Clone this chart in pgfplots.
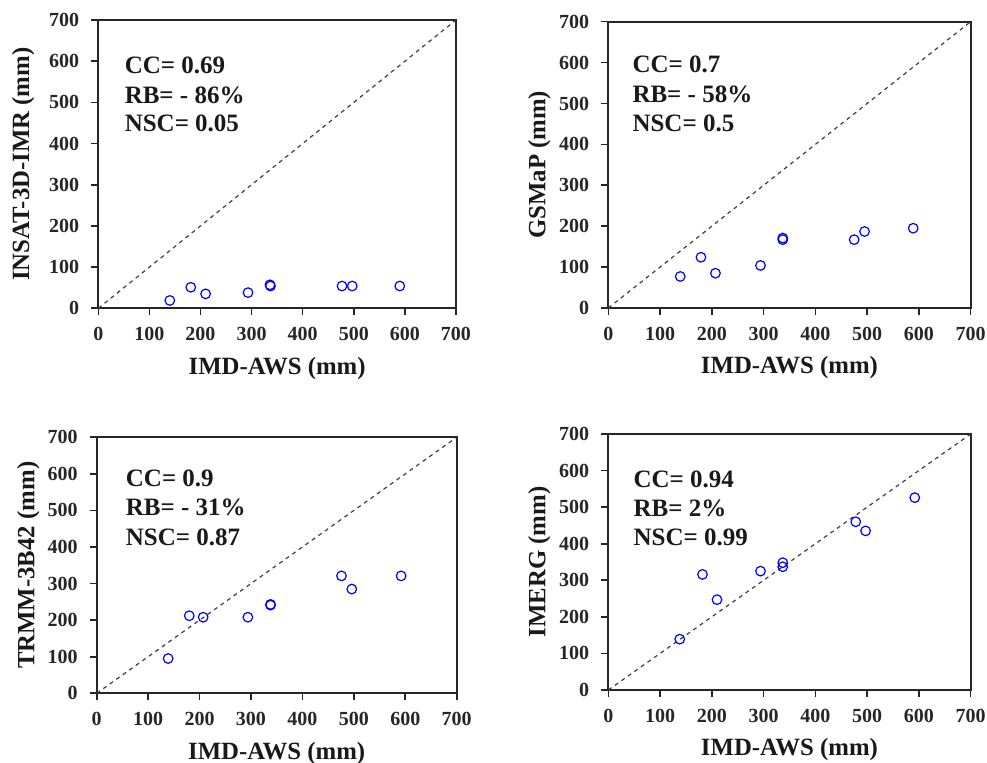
\documentclass[border=0pt]{standalone}
\usepackage{fontspec}
\setmainfont{Liberation Serif}
\usepackage{pgfplots}
\pgfplotsset{compat=1.18}
\tikzset{st/.style={anchor=west, font=\bfseries\fontsize{12.5}{14}\selectfont, text=black!90, inner sep=0pt}}
\pgfplotsset{
  panel/.style={
    scale only axis,
    xmin=0, xmax=700, ymin=0, ymax=700,
    xtick={0,100,...,700}, ytick={0,100,...,700},
    xtick pos=bottom, ytick pos=left,
    tick align=outside,
    major tick length=3.5pt,
    xticklabel shift=2.5pt, yticklabel shift=2.5pt,
    axis line style={black!85, line width=0.9pt},
    every tick/.style={black!85, line width=0.8pt},
    /pgf/number format/assume math mode=true,
    tick label style={font=\bfseries\fontsize{10}{12}\selectfont, text=black!85},
    label style={font=\bfseries\fontsize{12.4}{14}\selectfont, text=black!90},
    xlabel={IMD-AWS (mm)},
    clip=false,
  },
  pts/.style={only marks, mark=o, mark size=2.4pt, color=blue, mark options={line width=0.6pt}},
  one/.style={no marks, dash pattern=on 2pt off 2pt, line width=0.6pt, black!75},
}
\begin{document}
\begin{tikzpicture}
\path[use as bounding box] (0,0) rectangle (493.5pt,381.5pt);
% Top-left
\begin{axis}[panel, at={(49.15pt,227.35pt)}, anchor=south west, width=178.85pt, height=144.15pt,
  ylabel={INSAT-3D-IMR (mm)},
  xlabel style={at={(axis description cs:0.5,0)}, anchor=center, yshift=-30pt},
  ylabel style={at={(axis description cs:-0.21,0.5)}, anchor=center}]
\addplot[one] coordinates {(0,0) (700,700)};
\addplot[pts] coordinates {(140,19) (181,51) (210,35) (293,38) (336,57) (337,54) (477,54) (497,54) (590,54)};
\node[st] at (axis cs:51,590) {CC= 0.69};
\node[st] at (axis cs:51,518) {RB= - 86\%};
\node[st] at (axis cs:51,449) {NSC= 0.05};
\end{axis}
% Top-right
\begin{axis}[panel, at={(304.15pt,227.5pt)}, anchor=south west, width=181.2pt, height=143.15pt,
  ylabel={GSMaP (mm)},
  xlabel style={at={(axis description cs:0.5,0)}, anchor=center, yshift=-30pt},
  ylabel style={at={(axis description cs:-0.19,0.5)}, anchor=center}]
\addplot[one] coordinates {(0,0) (700,700)};
\addplot[pts] coordinates {(139,77) (179,124) (207,85) (294,104) (337,171) (337,167) (475,167) (495,187) (589,195)};
\node[st] at (axis cs:46,595) {CC= 0.7};
\node[st] at (axis cs:46,523) {RB= - 58\%};
\node[st] at (axis cs:46,452) {NSC= 0.5};
\end{axis}
% Bottom-left
\begin{axis}[panel, at={(48.35pt,34.85pt)}, anchor=south west, width=180pt, height=128pt,
  ylabel={TRMM-3B42 (mm)},
  xlabel style={at={(axis description cs:0.5,0)}, anchor=center, yshift=-30pt},
  ylabel style={at={(axis description cs:-0.19,0.5)}, anchor=center}]
\addplot[one] coordinates {(0,0) (700,700)};
\addplot[pts] coordinates {(139,95) (180,212) (207,208) (294,208) (338,243) (338,241) (476,321) (496,285) (592,321)};
\node[st] at (axis cs:56,588) {CC= 0.9};
\node[st] at (axis cs:56,509) {RB= - 31\%};
\node[st] at (axis cs:56,427) {NSC= 0.87};
\end{axis}
% Bottom-right
\begin{axis}[panel, at={(304.15pt,36.5pt)}, anchor=south west, width=181.2pt, height=128pt,
  ylabel={IMERG (mm)},
  xlabel style={at={(axis description cs:0.5,0)}, anchor=center, yshift=-30pt},
  ylabel style={at={(axis description cs:-0.19,0.5)}, anchor=center}]
\addplot[one] coordinates {(0,0) (700,700)};
\addplot[pts] coordinates {(138,139) (182,316) (210,247) (294,325) (337,348) (337,337) (478,460) (497,435) (592,526)};
\node[st] at (axis cs:48,577) {CC= 0.94};
\node[st] at (axis cs:48,498) {RB= 2\%};
\node[st] at (axis cs:48,418) {NSC= 0.99};
\end{axis}
\end{tikzpicture}
\end{document}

----------------

**TASK GOAL**
Quote the preceding listing precisely and completely, omitting its images.

**WRITTEN SOLUTION**
Clone this chart in pgfplots.
\documentclass[border=0pt]{standalone}
\usepackage{fontspec}
\setmainfont{Liberation Serif}
\usepackage{pgfplots}
\pgfplotsset{compat=1.18}
\tikzset{st/.style={anchor=west, font=\bfseries\fontsize{12.5}{14}\selectfont, text=black!90, inner sep=0pt}}
\pgfplotsset{
  panel/.style={
    scale only axis,
    xmin=0, xmax=700, ymin=0, ymax=700,
    xtick={0,100,...,700}, ytick={0,100,...,700},
    xtick pos=bottom, ytick pos=left,
    tick align=outside,
    major tick length=3.5pt,
    xticklabel shift=2.5pt, yticklabel shift=2.5pt,
    axis line style={black!85, line width=0.9pt},
    every tick/.style={black!85, line width=0.8pt},
    /pgf/number format/assume math mode=true,
    tick label style={font=\bfseries\fontsize{10}{12}\selectfont, text=black!85},
    label style={font=\bfseries\fontsize{12.4}{14}\selectfont, text=black!90},
    xlabel={IMD-AWS (mm)},
    clip=false,
  },
  pts/.style={only marks, mark=o, mark size=2.4pt, color=blue, mark options={line width=0.6pt}},
  one/.style={no marks, dash pattern=on 2pt off 2pt, line width=0.6pt, black!75},
}
\begin{document}
\begin{tikzpicture}
\path[use as bounding box] (0,0) rectangle (493.5pt,381.5pt);
% Top-left
\begin{axis}[panel, at={(49.15pt,227.35pt)}, anchor=south west, width=178.85pt, height=144.15pt,
  ylabel={INSAT-3D-IMR (mm)},
  xlabel style={at={(axis description cs:0.5,0)}, anchor=center, yshift=-30pt},
  ylabel style={at={(axis description cs:-0.21,0.5)}, anchor=center}]
\addplot[one] coordinates {(0,0) (700,700)};
\addplot[pts] coordinates {(140,19) (181,51) (210,35) (293,38) (336,57) (337,54) (477,54) (497,54) (590,54)};
\node[st] at (axis cs:51,590) {CC= 0.69};
\node[st] at (axis cs:51,518) {RB= - 86\%};
\node[st] at (axis cs:51,449) {NSC= 0.05};
\end{axis}
% Top-right
\begin{axis}[panel, at={(304.15pt,227.5pt)}, anchor=south west, width=181.2pt, height=143.15pt,
  ylabel={GSMaP (mm)},
  xlabel style={at={(axis description cs:0.5,0)}, anchor=center, yshift=-30pt},
  ylabel style={at={(axis description cs:-0.19,0.5)}, anchor=center}]
\addplot[one] coordinates {(0,0) (700,700)};
\addplot[pts] coordinates {(139,77) (179,124) (207,85) (294,104) (337,171) (337,167) (475,167) (495,187) (589,195)};
\node[st] at (axis cs:46,595) {CC= 0.7};
\node[st] at (axis cs:46,523) {RB= - 58\%};
\node[st] at (axis cs:46,452) {NSC= 0.5};
\end{axis}
% Bottom-left
\begin{axis}[panel, at={(48.35pt,34.85pt)}, anchor=south west, width=180pt, height=128pt,
  ylabel={TRMM-3B42 (mm)},
  xlabel style={at={(axis description cs:0.5,0)}, anchor=center, yshift=-30pt},
  ylabel style={at={(axis description cs:-0.19,0.5)}, anchor=center}]
\addplot[one] coordinates {(0,0) (700,700)};
\addplot[pts] coordinates {(139,95) (180,212) (207,208) (294,208) (338,243) (338,241) (476,321) (496,285) (592,321)};
\node[st] at (axis cs:56,588) {CC= 0.9};
\node[st] at (axis cs:56,509) {RB= - 31\%};
\node[st] at (axis cs:56,427) {NSC= 0.87};
\end{axis}
% Bottom-right
\begin{axis}[panel, at={(304.15pt,36.5pt)}, anchor=south west, width=181.2pt, height=128pt,
  ylabel={IMERG (mm)},
  xlabel style={at={(axis description cs:0.5,0)}, anchor=center, yshift=-30pt},
  ylabel style={at={(axis description cs:-0.19,0.5)}, anchor=center}]
\addplot[one] coordinates {(0,0) (700,700)};
\addplot[pts] coordinates {(138,139) (182,316) (210,247) (294,325) (337,348) (337,337) (478,460) (497,435) (592,526)};
\node[st] at (axis cs:48,577) {CC= 0.94};
\node[st] at (axis cs:48,498) {RB= 2\%};
\node[st] at (axis cs:48,418) {NSC= 0.99};
\end{axis}
\end{tikzpicture}
\end{document}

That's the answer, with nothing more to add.